Verrà abolito, inoltre, il super-ticket sulle prestazioni specialistiche e ambulatoriali e ci sarà un aumento di 2 miliardi di euro per il Fondo sanitario nazionale nel 2020 rispetto al 2019. “Di fronte a un ticket sanitario non conta quanti soldi hai e non conta se sei un miliardario o una persona in difficoltà economica- spiega Speranza-. Al di là delle soglie di esenzione, si paga sempre la stessa cosa. Io credo che su questo si possa intervenire con un cambiamento che guarda all'articolo 32 della Costituzione, secondo cui la salute è un diritto fondamentale dell'individuo e un interesse della collettività. È l'idea, secondo il ministro, di un Sistema sanitario universale nel quale “non conta quanti soldi hai, in che Regione vivi o il colore della tua pelle, perché hai un diritto sacrosanto ad essere curato, e su questo ci impegneremo nei prossimi mesi”. 

La giungla delle tariffe

Il super-ticket, per il ministro è “un balzello di 10 euro che purtroppo non consente a troppi cittadini di accedere al Servizio sanitario: al Consiglio dei ministri abbiamo scritto per la prima volta che il super-ticket è sbagliato, produce diseguaglianze e quindi ci impegniamo a superarlo nel più breve tempo possibile”. Il Centro Studi e Ricerche Itinerari Previdenziali ha analizzato  la spesa pubblica e le entrate 2019. La spesa sanitaria nazionale costa pro capite circa 1.878,16 euro; per i primi 2 scaglioni di reddito, la differenza tra l’Irpef media versata e il solo costo della sanità ammonta a 47 miliardi che sono a carico degli altri contribuenti.
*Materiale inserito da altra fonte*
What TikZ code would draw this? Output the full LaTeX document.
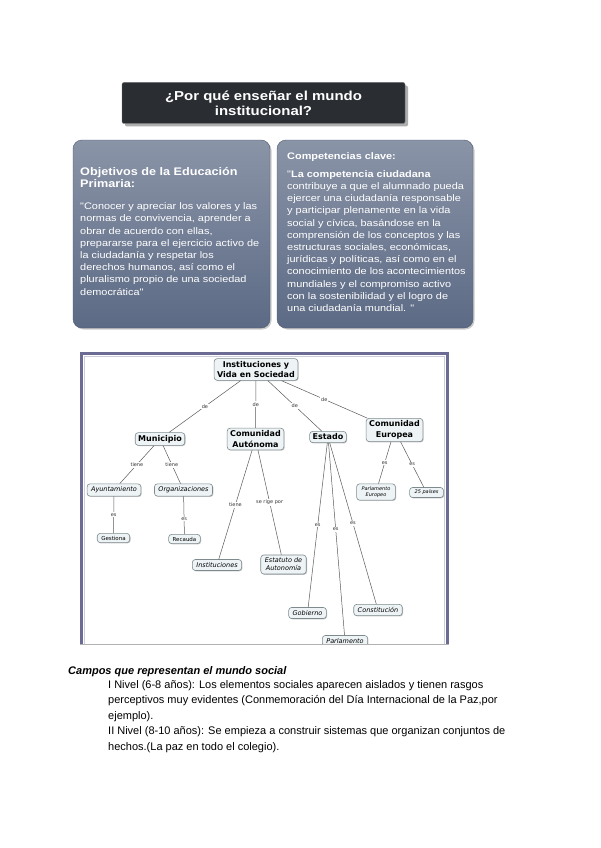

E si tratta solo della sanità senza considerare tutti gli altri servizi forniti dallo Stato e dagli enti locali, di cui pure beneficiano, ma che qualche altro contribuentesi dovrà accollare. A questa cifra vanno sommati altri 2,52 miliardi per i cittadini con redditi tra i 15 e i 20mila euro che pagano un’imposta media di 1.348 euro anno. Il totale fa circa 50 miliardi che dovranno pagare in gran parte i cittadini che dichiarano redditi dai 35.000 euro in su. Il Rapporto Gimbe 2019, individua  in Italia delinea “giungla dei ticket”.

Le carenze di personale

Le differenze regionali riguardano sia le prestazioni su cui vengono applicati (farmaci, prestazioni specialistiche, pronto soccorso) sia gli importi che i cittadini devono corrispondere, sia le regole per le esenzioni. Complessivamente, la compartecipazione alla spesa sanitaria da parte dei cittadini nel 2018 sfiora i 3 miliardi di euro: le Regioni hanno cioè incassato per i ticket 2.968 mln (49,1 euro pro-capite), di cui 1.608 mln (26,6 euro pro-capite) relativi ai farmaci e 1.359 mln (22,5 euro pro-capite) per le prestazioni ambulatoriali, incluse quelle di Pronto soccorso. “Notevoli le differenze regionali: se il range della quota pro-capite totale per i ticket oscilla da 88 euro in Valle d'Aosta a 33,7 euro in Sardegna, per i farmaci l'importo varia da 36,2 euro in Campania a 16 euro in Piemonte, mentre per le prestazioni specialistiche si passa da 64,2 euro in Valle d'Aosta a 8,5 euro in Sicilia”, ricostruisce Quotidiano.net. -Ma nell'agenda del governo ci sono anche altre priorità”. Per il ministro della Salute “il primo problema è sicuramente quello della carenza del personale; ci siederemo subito con le Regioni per provare a sottoscrivere nel più breve tempo possibile il nuovo Patto per la salute, in cui affronteremo la questione del personale ma anche liste d'attesa e assistenza sul territorio”.